◆ **AIM**: Your answer should be a single number: the count of lines in the material below that hold "document".

◆ **DATA SEGMENT**:
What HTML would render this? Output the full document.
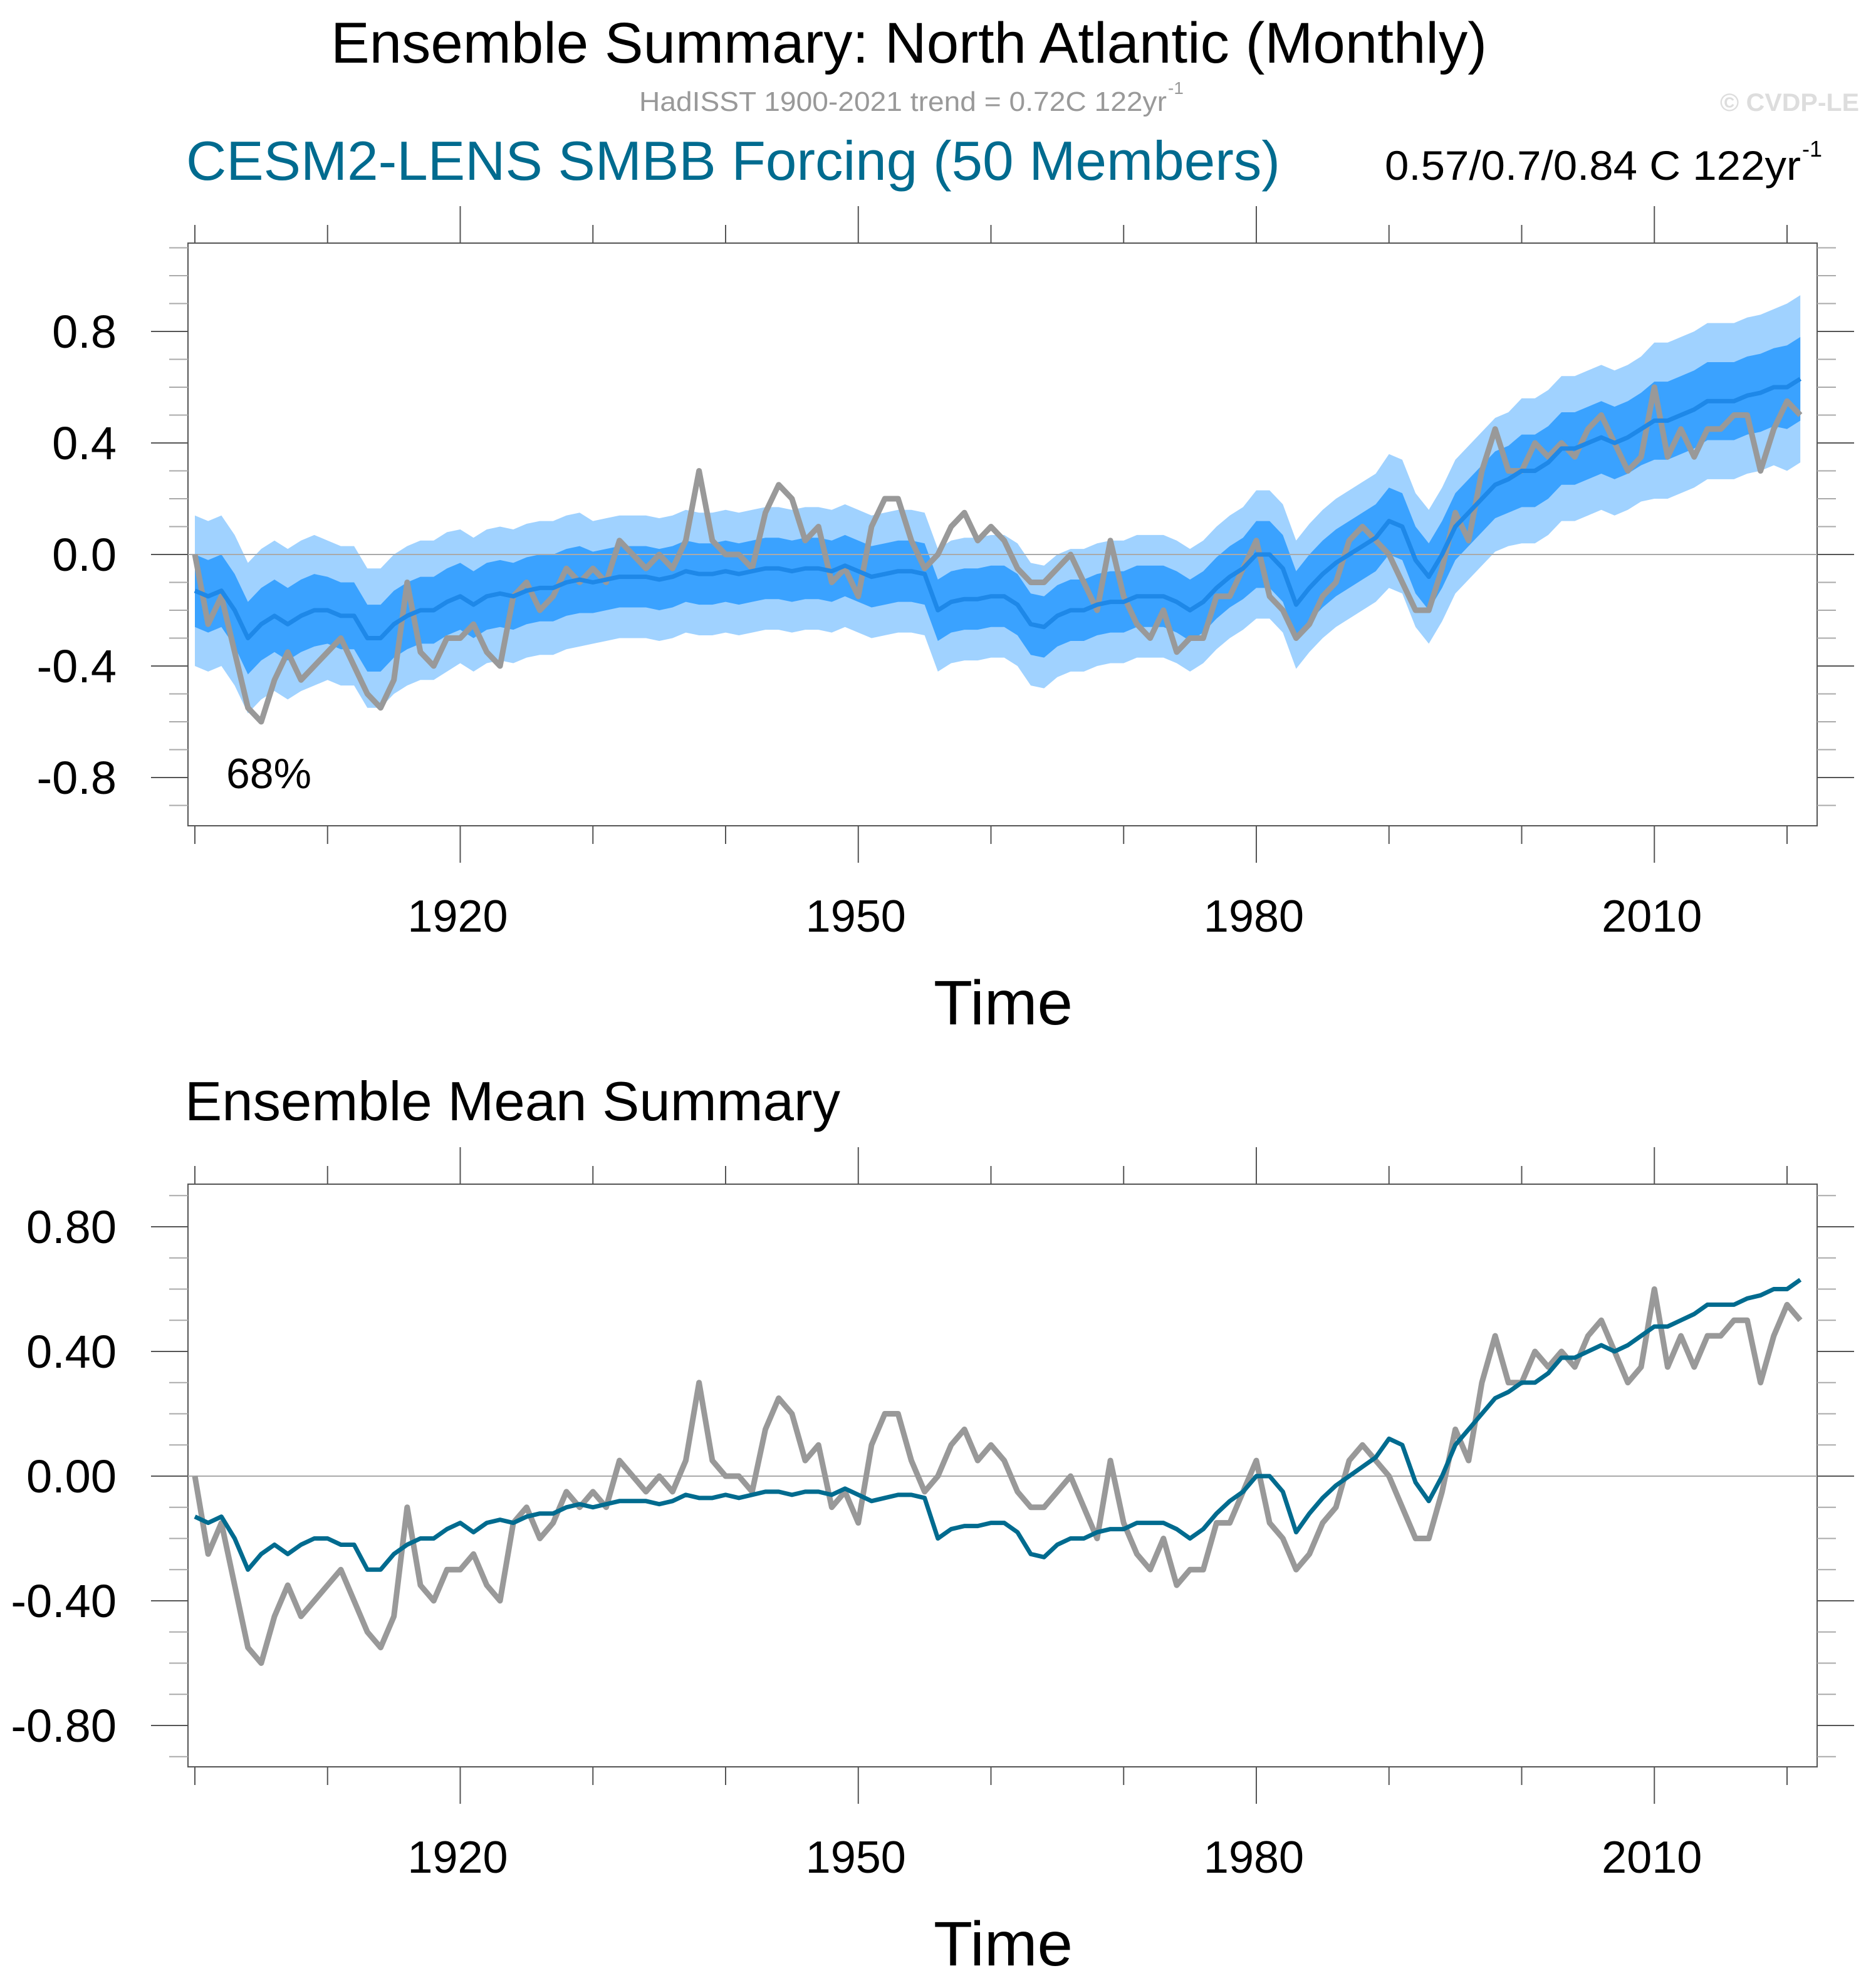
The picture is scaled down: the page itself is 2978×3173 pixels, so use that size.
<!DOCTYPE html>
<html><head><meta charset="utf-8"><style>
html,body{margin:0;padding:0;background:#fff;}
svg{display:block;font-family:"Liberation Sans",sans-serif;}
</style></head><body>
<svg id="fig" width="2978" height="3173" viewBox="0 0 2978 3173">
<text x="528" y="100" font-size="92" textLength="1845" lengthAdjust="spacingAndGlyphs">Ensemble Summary: North Atlantic (Monthly)</text>
<text x="1020" y="177" font-size="44" fill="#999" textLength="842" lengthAdjust="spacingAndGlyphs">HadISST 1900-2021 trend = 0.72C 122yr</text>
<text x="1864" y="150" font-size="28" fill="#999">-1</text>
<text x="2745" y="177" font-size="40" font-weight="bold" fill="#ddd" textLength="222" lengthAdjust="spacingAndGlyphs">© CVDP-LE</text>
<text x="297" y="287" font-size="88" fill="#006b8f" textLength="1746" lengthAdjust="spacingAndGlyphs">CESM2-LENS SMBB Forcing (50 Members)</text>
<text x="2210" y="287" font-size="66" textLength="664" lengthAdjust="spacingAndGlyphs">0.57/0.7/0.84 C 122yr</text>
<text x="2876" y="250" font-size="36">-1</text>
<text x="295" y="1788" font-size="88" textLength="1046" lengthAdjust="spacingAndGlyphs">Ensemble Mean Summary</text>
<g id="p1"></g>
<g id="p2"></g>
</svg>
<script>
const years=[];for(let y=1900;y<=2021;y++)years.push(y);
const obsValues=[0.0,-0.25,-0.15,-0.35,-0.55,-0.6,-0.45,-0.35,-0.45,-0.4,-0.35,-0.3,-0.4,-0.5,-0.55,-0.45,-0.1,-0.35,-0.4,-0.3,-0.3,-0.25,-0.35,-0.4,-0.15,-0.1,-0.2,-0.15,-0.05,-0.1,-0.05,-0.1,0.05,0.0,-0.05,0.0,-0.05,0.05,0.3,0.05,0.0,0.0,-0.05,0.15,0.25,0.2,0.05,0.1,-0.1,-0.05,-0.15,0.1,0.2,0.2,0.05,-0.05,0.0,0.1,0.15,0.05,0.1,0.05,-0.05,-0.1,-0.1,-0.05,0.0,-0.1,-0.2,0.05,-0.15,-0.25,-0.3,-0.2,-0.35,-0.3,-0.3,-0.15,-0.15,-0.05,0.05,-0.15,-0.2,-0.3,-0.25,-0.15,-0.1,0.05,0.1,0.05,0.0,-0.1,-0.2,-0.2,-0.05,0.15,0.05,0.3,0.45,0.3,0.3,0.4,0.35,0.4,0.35,0.45,0.5,0.4,0.3,0.35,0.6,0.35,0.45,0.35,0.45,0.45,0.5,0.5,0.3,0.45,0.55,0.5];
const meanValues=[-0.13,-0.15,-0.13,-0.2,-0.3,-0.25,-0.22,-0.25,-0.22,-0.2,-0.2,-0.22,-0.22,-0.3,-0.3,-0.25,-0.22,-0.2,-0.2,-0.17,-0.15,-0.18,-0.15,-0.14,-0.15,-0.13,-0.12,-0.12,-0.1,-0.09,-0.1,-0.09,-0.08,-0.08,-0.08,-0.09,-0.08,-0.06,-0.07,-0.07,-0.06,-0.07,-0.06,-0.05,-0.05,-0.06,-0.05,-0.05,-0.06,-0.04,-0.06,-0.08,-0.07,-0.06,-0.06,-0.07,-0.2,-0.17,-0.16,-0.16,-0.15,-0.15,-0.18,-0.25,-0.26,-0.22,-0.2,-0.2,-0.18,-0.17,-0.17,-0.15,-0.15,-0.15,-0.17,-0.2,-0.17,-0.12,-0.08,-0.05,0.0,0.0,-0.05,-0.18,-0.12,-0.07,-0.03,0.0,0.03,0.06,0.12,0.1,-0.02,-0.08,0.0,0.1,0.15,0.2,0.25,0.27,0.3,0.3,0.33,0.38,0.38,0.4,0.42,0.4,0.42,0.45,0.48,0.48,0.5,0.52,0.55,0.55,0.55,0.57,0.58,0.6,0.6,0.63];
const decades=[1900,1910,1920,1930,1940,1950,1960,1970,1980,1990,2000,2010,2020];
const innerHalf=[0.13,0.12,0.12,0.11,0.11,0.11,0.11,0.11,0.12,0.12,0.13,0.14,0.15];
const outerHalf=[0.27,0.25,0.24,0.22,0.22,0.22,0.22,0.22,0.23,0.24,0.26,0.28,0.3];
const labeledYears=[1920,1950,1980,2010];
const topTicks=[0.8,0.4,0.0,-0.4,-0.8];
const topTickLabels=["0.8","0.4","0.0","-0.4","-0.8"];
const botTicks=[0.8,0.4,0.0,-0.4,-0.8];
const botTickLabels=["0.80","0.40","0.00","-0.40","-0.80"];

const NS="http://www.w3.org/2000/svg";
function mk(parent,tag,attrs){const e=document.createElementNS(NS,tag);for(const k in attrs)e.setAttribute(k,attrs[k]);parent.appendChild(e);return e;}
const X0=300,X1=2900;
function xs(yr){return 311+(yr-1900)*21.175;}
function halfAt(arr,yr){return arr[Math.min(arr.length-1,Math.floor((yr-1900)/10))];}

function panel(g,top,bot,y0,perUnit,ticks,labels,labelBase,timeBase,showBand){
  const ys=v=>y0-v*perUnit;
  const fr=mk(g,'rect',{x:X0,y:top,width:X1-X0,height:bot-top,fill:'#fff',stroke:'#555','stroke-width':2});
  
  
  if(showBand){
    let up='',lo='';
    years.forEach((yr,i)=>{up+=(i?'L':'M')+xs(yr)+','+ys(meanValues[i]+halfAt(outerHalf,yr));});
    for(let i=years.length-1;i>=0;i--){lo+='L'+xs(years[i])+','+ys(meanValues[i]-halfAt(outerHalf,years[i]));}
    const ob=mk(g,'path',{d:up+lo+'Z',fill:'#a0d2ff'});
    
    
    up='';lo='';
    years.forEach((yr,i)=>{up+=(i?'L':'M')+xs(yr)+','+ys(meanValues[i]+halfAt(innerHalf,yr));});
    for(let i=years.length-1;i>=0;i--){lo+='L'+xs(years[i])+','+ys(meanValues[i]-halfAt(innerHalf,years[i]));}
    const ib=mk(g,'path',{d:up+lo+'Z',fill:'#3aa2ff'});
    
    
  }
  const zl=mk(g,'line',{x1:X0,x2:X1,y1:ys(0),y2:ys(0),stroke:'#aaa','stroke-width':2});
  
  
  let d='';years.forEach((yr,i)=>{d+=(i?'L':'M')+xs(yr)+','+ys(obsValues[i]);});
  const ol=mk(g,'path',{d:d,fill:'none',stroke:'#999','stroke-width':9,'stroke-linejoin':'round'});
  
  
  d='';years.forEach((yr,i)=>{d+=(i?'L':'M')+xs(yr)+','+ys(meanValues[i]);});
  const ml=mk(g,'path',{d:d,fill:'none',stroke:showBand?'#1e88e8':'#006b8f','stroke-width':7,'stroke-linejoin':'round'});
  
  
  decades.forEach(yr=>{
    const L=labeledYears.includes(yr)?59:29;
    mk(g,'line',{x1:xs(yr),x2:xs(yr),y1:top,y2:top-L,stroke:'#555','stroke-width':2});
    mk(g,'line',{x1:xs(yr),x2:xs(yr),y1:bot,y2:bot+L,stroke:'#555','stroke-width':2});
  });
  labeledYears.forEach(yr=>{
    const t=mk(g,'text',{x:xs(yr)-4,y:labelBase,'font-size':72,'text-anchor':'middle'});
    t.textContent=yr;
    
    
  });
  for(let k=-12;k<=12;k++){
    const v=k/10;const y=ys(v);
    if(y<top-1||y>bot+1)continue;
    const major=(k%4===0);const L=major?59:30;
    mk(g,'line',{x1:X0,x2:X0-L,y1:y,y2:y,stroke:major?'#555':'#aaa','stroke-width':2});
    mk(g,'line',{x1:X1,x2:X1+L,y1:y,y2:y,stroke:major?'#555':'#aaa','stroke-width':2});
  }
  ticks.forEach((v,i)=>{
    const t=mk(g,'text',{x:186,y:ys(v)+26,'font-size':74,'text-anchor':'end'});
    t.textContent=labels[i];
    
    
  });
  const tt=mk(g,'text',{x:1490,y:timeBase,'font-size':100,textLength:222,lengthAdjust:'spacingAndGlyphs'});
  tt.textContent='Time';
  
  
}
panel(document.getElementById('p1'),388,1318,885,445,topTicks,topTickLabels,1487,1635,true);
panel(document.getElementById('p2'),1890,2820,2356,497.5,botTicks,botTickLabels,2989,3137,false);
const pc=mk(document.getElementById('p1'),'text',{x:361,y:1258,'font-size':68,textLength:136,lengthAdjust:'spacingAndGlyphs'});
pc.textContent='68%';


</script>
</body></html>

◆ **EXERCISE RESULT**: 5